Zulfirmansyah juga menyampaikan bahwa tren ekonomi digital pasti akan meningkat. Regulasi yang mengatur tentang persaingan ini yang mengatur sebenarnya perilaku dari pelaku usaha. Jadi stakeholder di regulasi ini sebenarnya adalah pelaku usaha sendiri. Banyak aturan yang belum masuk ke sisi-sisi persaingan. Big data harusnya lebih diperhatikan kepada aspek persaingan.

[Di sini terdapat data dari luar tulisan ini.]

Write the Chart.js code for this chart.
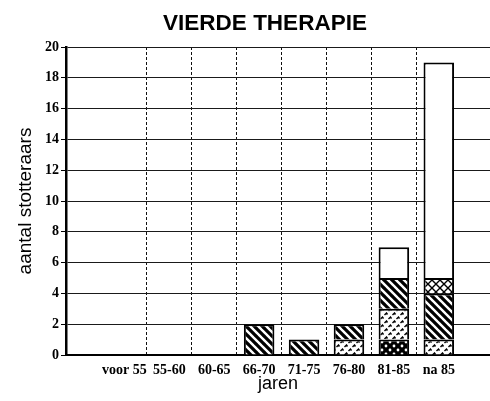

Tahun lalu Direktorat Ekonomi sudah membuat suatu kajian yang mana salah satunya adalah untuk memperhatikan data-data transaksi sehingga nantinya data-data ini akan digunakan untuk pengawasan di persaingan. Ini hal yang menarik yang harus segera dibentuk oleh regulator untuk mengawasi persaingan. KPPU sudah berusaha untuk melakukan beberapa revisi amandemen Undang-Undang Nomor 5 Tahun 1999, tapi sebagaimana diketahui bahwa satu dekade ini KPPU “belum berhasil’’ meng-gol-kan amandemen Undang-Undang ini. Jika dilihat, perlu untuk mendefinisikan kembali ekonomi digital di prinsip persaingan usaha sehat.

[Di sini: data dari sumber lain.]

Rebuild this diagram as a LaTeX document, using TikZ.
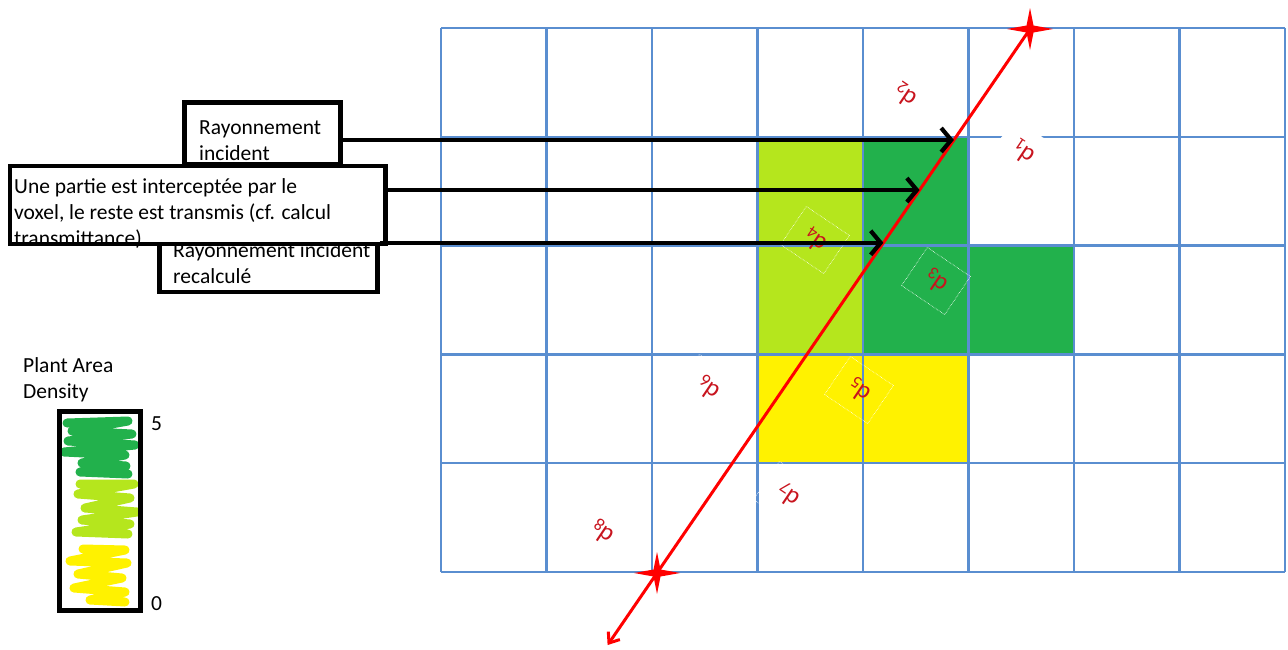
\documentclass[tikz,border=0pt]{standalone}
\usepackage{fontspec}
\setmainfont{Carlito}
\usepackage{tikz}
\usetikzlibrary{arrows.meta,calc}
\definecolor{pxgrid}{HTML}{5A8ED0}
\definecolor{pxlime}{HTML}{B5E61D}
\definecolor{pxgreen}{HTML}{22B14C}
\definecolor{pxyellow}{HTML}{FFF200}
\definecolor{pxred}{HTML}{FF0000}
\definecolor{pxlabel}{HTML}{C8141E}
\tikzset{
  txtbox/.style={draw=black,line width=4.5pt,fill=white,inner sep=0pt},
  txt/.style={anchor=north west,inner sep=0pt,align=left,font=\fontsize{21.5}{26}\selectfont},
  raylabel/.style={draw=white,line width=0.6pt,densely dotted,rotate=146,minimum width=52pt,minimum height=46pt,inner sep=0pt,text=pxlabel,font=\fontsize{25}{28}\selectfont},
  ray/.style={-{Straight Barb[length=10pt,width=24pt]},line width=4.2pt,black},
  scribble/.style={line width=9pt,line cap=round,line join=round}
}

\begin{document}
\begin{tikzpicture}[x=1pt,y=-1pt]
  \useasboundingbox (0,0) rectangle (1288,649);
  % voxels
  \fill[pxlime] (757.5,136.8) rectangle (863,354.4);
  \fill[pxgreen] (863,136.8) rectangle (968.5,354.4);
  \fill[pxgreen] (968.5,245.6) rectangle (1074,354.4);
  \fill[pxyellow] (757.5,354.4) rectangle (968.5,463.2);
  \foreach \i in {0,...,8} \draw[pxgrid,line width=2.3pt] (441+105.5*\i,28) -- (441+105.5*\i,572);
  \foreach \j in {0,...,5} \draw[pxgrid,line width=2.3pt] (441,28+108.8*\j) -- (1285,28+108.8*\j);

  % path lengths
  \node[raylabel,fill=white] (d1) at (1023,152) {d\textsubscript{1}};
  \node[raylabel] (d2) at (905,95) {d\textsubscript{2}};
  \node[raylabel] (d3) at (936,281) {d\textsubscript{3}};
  \node[raylabel] (d4) at (815,240) {d\textsubscript{4}};
  \node[raylabel] (d5) at (859,390) {d\textsubscript{5}};
  \node[raylabel] (d6) at (708,388) {d\textsubscript{6}};
  \node[raylabel] (d7) at (788,495) {d\textsubscript{7}};
  \node[raylabel] (d8) at (602,532) {d\textsubscript{8}};

  % ray
  \coordinate (s1) at (1030,29);
  \coordinate (s2) at (657,573);
  \coordinate (tip) at ($(s1)!1.1324!(s2)$);
  \draw[pxred,line width=3pt,-{Straight Barb[length=9pt,width=14pt]}] (s1) -- (tip);
  \foreach \s in {s1,s2}
    \fill[pxred] (\s) +(23,0) -- +(3.5,-3.5) -- +(0,-21) -- +(-3.5,-3.5) -- +(-23,0) -- +(-3.5,3.5) -- +(0,21) -- +(3.5,3.5) -- cycle;
  \path (s1) -- (s2) coordinate[pos=0.204] (h1) coordinate[pos=0.296] (h2) coordinate[pos=0.393] (h3);

  % boxes
  \node[txtbox,minimum width=218pt,minimum height=54pt] (r3) at (268.5,265) {};
  \node[txt] (t3) at (173,242) {Rayonnement incident\\recalculé};
  \node[txtbox,minimum width=156pt,minimum height=62pt] (r1) at (262.5,133.5) {};
  \node[txt] (t1) at (199,120.5) {Rayonnement\\incident};
  \node[txtbox,minimum width=375.5pt,minimum height=78pt] (r2) at (197.75,205) {};
  \node[txt] (t2) at (14,178) {Une partie est interceptée par le\\voxel, le reste est transmis (cf. calcul\\transmittance)};

  \draw[ray] (r1.east |- h1) -- (h1);
  \draw[ray] (r2.east |- h2) -- (h2);
  \draw[ray] (r3.east |- h3) -- (h3);

  % legend
  \node[txt] (pad) at (23,357) {Plant Area\\Density};
  \draw[scribble,pxgreen] (67,423) -- (128,421) -- (72,431) -- (132,434) -- (68,441) -- (135,445) -- (64,452) -- (125,455) -- (82,463) -- (126,466) -- (80,472) -- (128,474);
  \draw[scribble,pxlime] (80,484) -- (134,484) -- (78,494) -- (130,498) -- (85,508) -- (137,512) -- (82,520) -- (130,524) -- (76,532) -- (128,534);
  \draw[scribble,pxyellow] (83,549) -- (125,550) -- (70,561) -- (127,563) -- (78,574) -- (122,578) -- (74,588) -- (125,592) -- (90,600) -- (125,602);
  \node[draw,line width=4.5pt,minimum width=81pt,minimum height=199pt,inner sep=0pt] (scale) at (100,511) {};
  \node[txt,anchor=west] (hi) at (151,424) {5};
  \node[txt,anchor=west] (lo) at (151,604) {0};
\end{tikzpicture}
\end{document}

Dari perspektif Pengamat Ekonomi dan Persaingan Usaha, Nawir berpendapat bahwa di tengah kontribusi nyata bisnis online platform terhadap perekonomian, terdapat potensi pelanggaran terhadap hukum persaingan dalam berbagai bentuk yaitu abuse of dominance cartel dan tacit collusion, exclusionary – discriminasi, predatory pricing. Bisnis online adalah bisnis yang kompleks, perlu pemahaman secara akurat proses-proses bisnisnya. KPPU mungkin melakukan penyesuaian-penyesuaian instrumen analisis yang lebih sesuai dengan karakter online bisnis.
Ke depan, KPPU akan terus berinovasi dan membuat berbagai terobosan baru dalam penegakan hukum atau perbaikan kebijakan persaingan di sektor platform online. Tidak tertutup kemungkinan, pedoman atas platform online seperti negara lain tersebut dapat diadopsi oleh KPPU dengan menggunakan Undang-Undang yang ada. Melalui diskusi ini, KPPU mengharapkan dukungan berbagai stakeholder untuk dapat bersama-sama mengembangkan kebijakan di platform online.